Installation of Cluster

To install the microk8s container orchestration platform, run the following script on every node:

sudo bash scripts/microk8s/setup.sh

After running the script, join the nodes using:

microk8s add-node

Deployments

Deploy the necessary configurations and the use-case service of localization:

sudo bash scripts/microk8s/deploy_all.sh

More info in demo readme.

Inference

To run the inference script, use the following command:

python src/infer.py

Inference Script Usage

usage: infer.py [-h] [--n_agents N_AGENTS] [--resources RESOURCES] [--load_model LOAD_MODEL] [--action_interval ACTION_INTERVAL] [--priorities PRIORITIES [PRIORITIES ...]] [--algorithm ALGORITHM] [--hack HACK] [--debug]

options:
  -h, --help            show this help message and exit
  --n_agents N_AGENTS
  --resources RESOURCES
  --load_model LOAD_MODEL
  --action_interval ACTION_INTERVAL
  --priorities PRIORITIES [PRIORITIES ...]
                        List of priorities (0.0 < value <= 1.0), default is 1.0 for all agents. Example: 1.0 1.0 1.0
  --algorithm ALGORITHM
                        Algorithm to use: ppo, ippo (instant ppo), dppo (discrete ppo), ddpg, iddpg (instant ddpg), mdqn, dmdqn, ddmdqn
  --hack HACK           Transfer learning agent, so every agent will be loaded from this agent's saved weights
  --debug

Training

Three multi-agent deep reinforcement learning algorithms are supported:

• DQN: Actions are {increase, maintain, decrease}
• PPO: Outputs a continuous number [-1, 1], scaled and applied. Can also use discrete actions.
• DDPG: Similar to PPO, outputs a continuous number.

Application Backend

Avaialbe as a Docker image or run locally, refer to other readme.

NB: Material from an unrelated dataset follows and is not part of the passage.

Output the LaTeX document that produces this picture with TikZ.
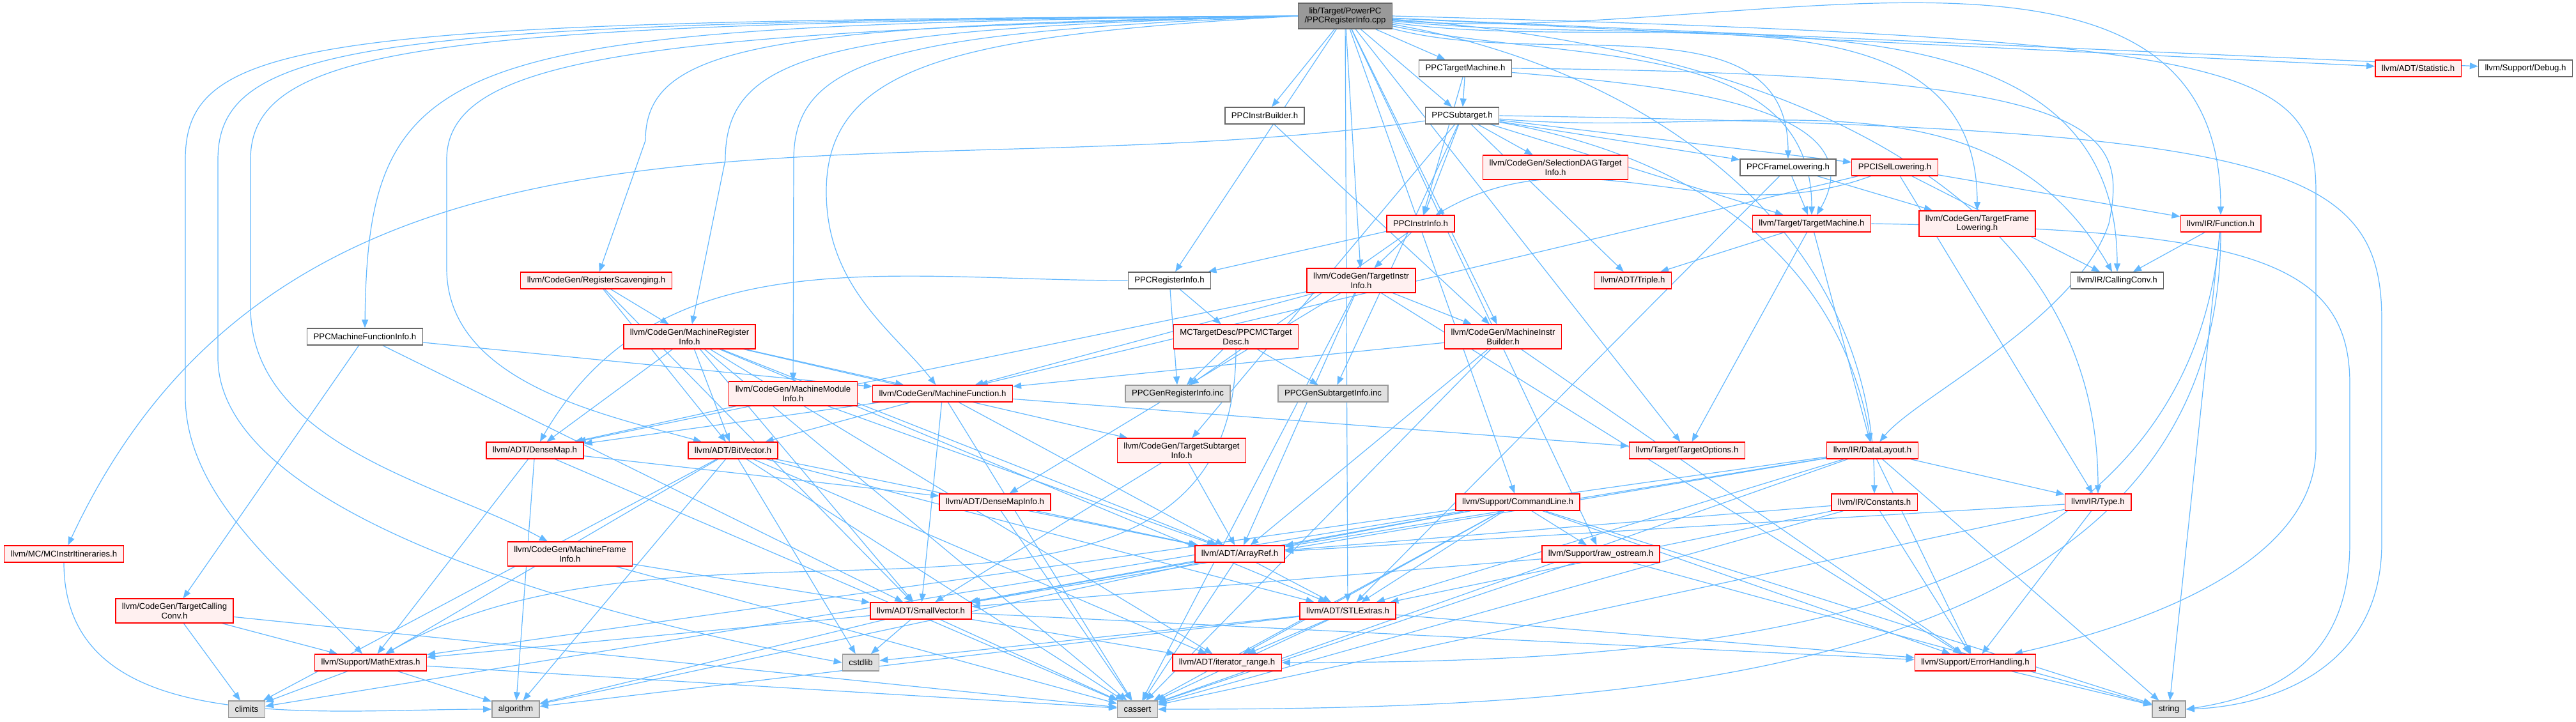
\documentclass[tikz,border=0pt]{standalone}
\usepackage{fontspec}
\setmainfont{Liberation Sans}
\usetikzlibrary{arrows.meta,backgrounds}
\definecolor{EdgeBlue}{HTML}{63B8FF}
\definecolor{TruncRed}{HTML}{FF0000}
\definecolor{TruncFill}{HTML}{FFF0F0}
\definecolor{HdrGrey}{HTML}{666666}
\definecolor{SysGrey}{HTML}{999999}
\definecolor{SysFill}{HTML}{E0E0E0}
\definecolor{RootFill}{HTML}{999999}

\begin{document}
\begin{tikzpicture}[
  x=0.25pt,y=-0.25pt,
  every node/.style={font=\fontsize{3.3pt}{3.7pt}\selectfont,align=center,inner xsep=2.5pt,inner ysep=1.65pt,minimum height=6.5pt,line width=0.35pt},
  rootbox/.style={draw=HdrGrey,fill=RootFill},
  hdr/.style={draw=HdrGrey,fill=white},
  trunc/.style={draw=TruncRed,fill=TruncFill},
  sys/.style={draw=SysGrey,fill=SysFill},
  dep/.style={-{Triangle[length=3.25pt,width=2.5pt]},draw=EdgeBlue,line width=0.3pt}
]
\useasboundingbox (0,0) rectangle (4031,1129);
% the file itself
\node[rootbox] (root) at (2105,25) {lib/Target/PowerPC\\/PPCRegisterInfo.cpp};
% rows of included headers
\node[hdr] (tm) at (2293,107) {PPCTargetMachine.h};
\node[trunc] (stat) at (3784,107) {llvm/ADT/Statistic.h};
\node[hdr] (dbg) at (3952,107) {llvm/Support/Debug.h};
\node[hdr] (ib) at (1979,181) {PPCInstrBuilder.h};
\node[hdr] (st) at (2288,181) {PPCSubtarget.h};
\node[trunc] (sdag) at (2434,262) {llvm/CodeGen/SelectionDAGTarget\\Info.h};
\node[hdr] (fl) at (2798,262) {PPCFrameLowering.h};
\node[trunc] (isel) at (2965,262) {PPCISelLowering.h};
\node[trunc] (ii) at (2223,350) {PPCInstrInfo.h};
\node[trunc] (ltm) at (2835,350) {llvm/Target/TargetMachine.h};
\node[trunc] (tfl) at (3094,350) {llvm/CodeGen/TargetFrame\\Lowering.h};
\node[trunc] (fn) at (3475,350) {llvm/IR/Function.h};
\node[trunc] (rs) at (933,439) {llvm/CodeGen/RegisterScavenging.h};
\node[hdr] (ri) at (1830,439) {PPCRegisterInfo.h};
\node[trunc] (tii) at (2130,439) {llvm/CodeGen/TargetInstr\\Info.h};
\node[trunc] (tri) at (2555,439) {llvm/ADT/Triple.h};
\node[hdr] (cc) at (3313,439) {llvm/IR/CallingConv.h};
\node[hdr] (mfi) at (571,527) {PPCMachineFunctionInfo.h};
\node[trunc] (mri) at (1079,527) {llvm/CodeGen/MachineRegister\\Info.h};
\node[trunc] (mcd) at (1934,527) {MCTargetDesc/PPCMCTarget\\Desc.h};
\node[trunc] (mib) at (2352,527) {llvm/CodeGen/MachineInstr\\Builder.h};
\node[trunc] (mmi) at (1241,616) {llvm/CodeGen/MachineModule\\Info.h};
\node[trunc] (mf) at (1475,616) {llvm/CodeGen/MachineFunction.h};
\node[sys] (gri) at (1843,616) {PPCGenRegisterInfo.inc};
\node[sys] (gsi) at (2086,616) {PPCGenSubtargetInfo.inc};
\node[trunc] (dm) at (837,705) {llvm/ADT/DenseMap.h};
\node[trunc] (bv) at (1147,705) {llvm/ADT/BitVector.h};
\node[trunc] (tsi) at (1849,705) {llvm/CodeGen/TargetSubtarget\\Info.h};
\node[trunc] (to) at (2640,705) {llvm/Target/TargetOptions.h};
\node[trunc] (dl) at (2930,705) {llvm/IR/DataLayout.h};
\node[trunc] (dmi) at (1557,786) {llvm/ADT/DenseMapInfo.h};
\node[trunc] (cl) at (2375,786) {llvm/Support/CommandLine.h};
\node[trunc] (cst) at (2933,786) {llvm/IR/Constants.h};
\node[trunc] (ty) at (3283,786) {llvm/IR/Type.h};
\node[trunc] (mii) at (100,867) {llvm/MC/MCInstrItineraries.h};
\node[trunc] (mfri) at (892,867) {llvm/CodeGen/MachineFrame\\Info.h};
\node[trunc] (ar) at (1940,867) {llvm/ADT/ArrayRef.h};
\node[trunc] (ro) at (2505,867) {llvm/Support/raw\_ostream.h};
\node[trunc] (tcc) at (273,956) {llvm/CodeGen/TargetCalling\\Conv.h};
\node[trunc] (sv) at (1441,956) {llvm/ADT/SmallVector.h};
\node[trunc] (stl) at (2109,956) {llvm/ADT/STLExtras.h};
\node[trunc] (me) at (580,1037) {llvm/Support/MathExtras.h};
\node[sys] (csl) at (1347,1037) {cstdlib};
\node[trunc] (ir) at (1920,1037) {llvm/ADT/iterator\_range.h};
\node[trunc] (eh) at (3091,1037) {llvm/Support/ErrorHandling.h};
\node[sys] (clim) at (386,1110) {climits};
\node[sys] (alg) at (807,1110) {algorithm};
\node[sys] (cas) at (1780,1110) {cassert};
\node[sys] (str) at (3394,1110) {string};

\begin{scope}[on background layer]
% includes of the .cpp
\draw[dep] (root) -- (tm); \draw[dep] (root) -- (st); \draw[dep] (root) -- (ib);
\draw[dep] (root) -- (ri); \draw[dep] (root) -- (tii); \draw[dep] (root) -- (mib);
\draw[dep] (root) -- (stl); \draw[dep] (root) -- (to); \draw[dep] (root) -- (cl);
\draw[dep] (root) -- (ro); \draw[dep] (root) -- (stat); \draw[dep] (root) -- (dbg);
\draw[dep] (root) to[out=-15,in=90] (fl);
\draw[dep] (root) to[out=-12,in=90] (ltm);
\draw[dep] (root) to[out=-8,in=90] (tfl);
\draw[dep] (root) to[out=-5,in=90] (fn);
\draw[dep] (root) to[out=-6,in=90] (cc);
\draw[dep] (root) to[out=-10,in=90] (cst);
\draw[dep] (root) to[out=-4,in=90] (ty);
\draw[dep] (root.east) .. controls (3500,60) and (3624,100) .. (3624,300)
  -- (3624,700) .. controls (3624,900) and (3300,990) .. (eh);
% the long ones round the left
\draw[dep] (root.west) .. controls (700,40) and (576,70) .. (mfi.north);
\draw[dep] (root.west) .. controls (500,32) and (290,55) .. (290,250)
  -- (290,620) .. controls (290,780) and (450,900) .. (me);
\draw[dep] (root.west) .. controls (600,34) and (341,60) .. (341,250)
  -- (341,560) .. controls (341,800) and (900,960) .. (csl.west);
\draw[dep] (root.west) .. controls (700,36) and (392,65) .. (392,250)
  -- (392,480) .. controls (392,700) and (700,760) .. (mfri);
\draw[dep] (root.west) .. controls (1000,50) and (699,90) .. (699,250)
  -- (699,420) .. controls (699,600) and (950,650) .. (bv);
\draw[dep] (root.west) .. controls (1200,40) and (1010,70) .. (1010,220) -- (rs);
\draw[dep] (root.west) .. controls (1300,45) and (1135,80) .. (1135,250) -- (mri);
\draw[dep] (root.west) .. controls (1400,50) and (1242,90) .. (1242,250) -- (mmi);
\draw[dep] (root.west) .. controls (1500,55) and (1293,100) .. (1293,300)
  .. controls (1293,450) and (1400,520) .. (mf);
% PPC headers
\draw[dep] (tm) -- (ii); \draw[dep] (tm) -- (st);
\draw[dep] (tm.east) .. controls (3300,115) and (3330,200) .. (3300,350)
  .. controls (3250,500) and (3000,620) .. (dl);
\draw[dep] (tm) to[out=-5,in=60] (ltm);
\draw[dep] (st) -- (fl); \draw[dep] (st) -- (isel); \draw[dep] (st) -- (ii);
\draw[dep] (st) -- (sdag); \draw[dep] (st) -- (tri); \draw[dep] (st) -- (tsi);
\draw[dep] (st) -- (gsi); \draw[dep] (st) -- (ltm);
\draw[dep] (st) to[out=-5,in=120] (cc); \draw[dep] (st) to[out=-10,in=100] (dl);
\draw[dep] (st) to[out=188,in=65] (mii);
\draw[dep] (st.east) .. controls (3550,200) and (3727,250) .. (3727,500)
  -- (3727,850) .. controls (3727,1050) and (3550,1105) .. (str.east);
\draw[dep] (ib) -- (mib);
\draw[dep] (fl) -- (ltm); \draw[dep] (fl) -- (tfl); \draw[dep] (fl) -- (stl);
\draw[dep] (isel) to[out=200,in=30] (ii); \draw[dep] (isel) -- (mf);
\draw[dep] (isel) -- (fn); \draw[dep] (isel) -- (cc); \draw[dep] (isel) -- (ty);
\draw[dep] (ii) -- (ri); \draw[dep] (ii) -- (tii); \draw[dep] (ii) -- (gri);
\draw[dep] (ri) -- (mcd); \draw[dep] (ri) -- (gri); \draw[dep] (ri) to[out=180,in=60] (dm);
\draw[dep] (mcd) -- (gri); \draw[dep] (mcd) -- (gsi); \draw[dep] (mcd) to[out=-90,in=30] (me);
% CodeGen headers
\draw[dep] (tii) -- (mib); \draw[dep] (tii) -- (mf); \draw[dep] (tii) -- (dm);
\draw[dep] (tii) -- (ar); \draw[dep] (tii) -- (dmi); \draw[dep] (tii) -- (eh);
\draw[dep] (tii) -- (cas);
\draw[dep] (mri) -- (mf); \draw[dep] (mri) -- (bv); \draw[dep] (mri) -- (dm);
\draw[dep] (mri) -- (tsi); \draw[dep] (mri) -- (ar); \draw[dep] (mri) -- (sv);
\draw[dep] (mri) -- (stl); \draw[dep] (mri) -- (ir); \draw[dep] (mri) -- (cas);
\draw[dep] (rs) -- (mri); \draw[dep] (rs) -- (bv); \draw[dep] (rs) -- (sv);
\draw[dep] (mfi) -- (mf); \draw[dep] (mfi) -- (tcc); \draw[dep] (mfi) -- (sv);
\draw[dep] (mmi) -- (dm); \draw[dep] (mmi) -- (ar);
\draw[dep] (mf) -- (dm); \draw[dep] (mf) -- (bv); \draw[dep] (mf) -- (sv);
\draw[dep] (mf) -- (ar); \draw[dep] (mf) -- (to); \draw[dep] (mf) -- (cas);
\draw[dep] (mib) -- (mf); \draw[dep] (mib) -- (ar); \draw[dep] (mib) -- (eh);
\draw[dep] (mib) -- (cas);
\draw[dep] (tsi) -- (ar); \draw[dep] (tsi) -- (sv);
\draw[dep] (tcc) -- (me); \draw[dep] (tcc) -- (clim); \draw[dep] (tcc) -- (cas);
\draw[dep] (mfri) -- (sv); \draw[dep] (mfri) -- (cas);
\draw[dep] (mii) to[out=-90,in=180] (alg);
% Target and IR headers
\draw[dep] (ltm) -- (tri); \draw[dep] (ltm) -- (to); \draw[dep] (ltm) -- (dl);
\draw[dep] (ltm.east) .. controls (3500,360) and (3677,400) .. (3677,600)
  -- (3677,850) .. controls (3677,1040) and (3550,1090) .. (str.east);
\draw[dep] (dl) -- (ty); \draw[dep] (dl) -- (ar); \draw[dep] (dl) -- (stl);
\draw[dep] (dl) -- (sv); \draw[dep] (dl) -- (eh); \draw[dep] (dl) -- (me);
\draw[dep] (dl) -- (cas); \draw[dep] (dl) -- (str);
\draw[dep] (fn) -- (cc); \draw[dep] (fn) -- (str);
\draw[dep] (fn) to[out=-90,in=0] (cas); \draw[dep] (fn) to[out=-95,in=0] (ir);
\draw[dep] (cst) -- (ar); \draw[dep] (cst) -- (stl); \draw[dep] (cst) -- (eh);
\draw[dep] (cst) -- (cas);
\draw[dep] (ty) -- (ar); \draw[dep] (ty) -- (eh); \draw[dep] (ty) -- (cas);
% Support and ADT headers
\draw[dep] (cl) -- (ro); \draw[dep] (cl) -- (sv); \draw[dep] (cl) -- (stl);
\draw[dep] (cl) -- (ar); \draw[dep] (cl) -- (ir); \draw[dep] (cl) -- (eh);
\draw[dep] (cl) -- (cas); \draw[dep] (cl) -- (clim); \draw[dep] (cl) -- (str);
\draw[dep] (ro) -- (sv); \draw[dep] (ro) -- (cas); \draw[dep] (ro) -- (str);
\draw[dep] (dm) -- (dmi); \draw[dep] (dm) -- (me); \draw[dep] (dm) -- (alg);
\draw[dep] (dm) -- (cas);
\draw[dep] (dmi) -- (ar); \draw[dep] (dmi) -- (cas);
\draw[dep] (bv) -- (ar); \draw[dep] (bv) -- (stl); \draw[dep] (bv) -- (ir);
\draw[dep] (bv) -- (me); \draw[dep] (bv) -- (alg); \draw[dep] (bv) -- (cas);
\draw[dep] (bv) -- (clim); \draw[dep] (bv) -- (csl);
\draw[dep] (ar) -- (sv); \draw[dep] (ar) -- (stl); \draw[dep] (ar) -- (alg);
\draw[dep] (ar) -- (cas);
\draw[dep] (sv) -- (me); \draw[dep] (sv) -- (csl); \draw[dep] (sv) -- (alg);
\draw[dep] (sv) -- (cas); \draw[dep] (sv) -- (ir); \draw[dep] (sv) -- (eh);
\draw[dep] (stl) -- (ir); \draw[dep] (stl) -- (eh); \draw[dep] (stl) -- (alg);
\draw[dep] (stl) -- (cas); \draw[dep] (stl) -- (csl);
\draw[dep] (me) -- (clim); \draw[dep] (me) -- (alg); \draw[dep] (me) -- (cas);
\draw[dep] (eh) -- (str);
\end{scope}
\end{tikzpicture}
\end{document}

The Backend handles the elasticity by itself, but offers API intreface for control and information about the system.

API Endpoints that are supported

Endpoint	Method	Description	Request Body	Response
/start	POST	Starts the inference process	None	{ "message": "Inference started" }
/stop	POST	Stops the inference process	None	{ "message": "Inference stopped" }
/set_resources	POST	Sets the maximum CPU resources	{ "resources": int }	{ "message": "Resources set to {resources}" }
/set_interval	POST	Sets the interval between actions	{ "interval": int }	{ "message": "Interval set to {interval}" }
/set_dqn_algorithm	POST	Sets the algorithm to DQN	None	{ "message": "DQN algorithm set" }
/set_ppo_algorithm	POST	Sets the algorithm to PPO	None	{ "message": "PPO algorithm set" }
/set_ddpg_algorithm	POST	Sets the algorithm to DDPG	None	{ "message": "DDPG algorithm set" }
/set_default_limits	POST	Sets the default CPU limits	None	{ "message": "Default limits set" }
/status	GET	Gets the status of the inference process	None	{ "status": bool }
/algorithm	GET	Gets the current algorithm being used	None	{ "algorithm": "ppo" OR "dqn" OR "ddpg" }
/resources	GET	Gets the current maximum CPU resources	None	{ "resources": int }
/interval	GET	Gets the current action interval	None	{ "interval": int }

Frontend

For the frontend that is connected to the above aforementioned Backend, refer to the following repository.

Citation

Please cite our paper as follows:

@article{Prodanov2025,
title = {Multi-agent Reinforcement Learning-based In-place Scaling Engine for Edge-cloud Systems},
journal = {IEEE Cloud},
year = {2025},
doi = {https://doi.org/10.48550/arXiv.2507.07671},
url = {[https://arxiv.org/abs/2507.07671v1]},
author = {Jovan Prodanov and Blaž Bertalanič and Carolina Fortuna and Shih-Kai Chou and Matjaž Branko Jurič and Ramon Sanchez-Iborra and Jernej Hribar}
}

Acknowledgment

This work was funded in part by the Slovenian Research Agency (grants P2-0016 and MN-0009-106), by grant PID2023-148104OB-C43 funded by MICIU/AEI/10.13039/501100011033 and co-funded by ERDF/EU, by the European Commission NANCY project (No. 101096456), and by the HORIZON-MSCA-PF project TimeSmart (No. 101063721).

Notes

• Ensure all containers are running the same Python version.
• In Kubernetes, it is recommended to disable swap with sudo swapoff -a on all nodes to maximize resource utilization. All deployments should have CPU and memory limits set.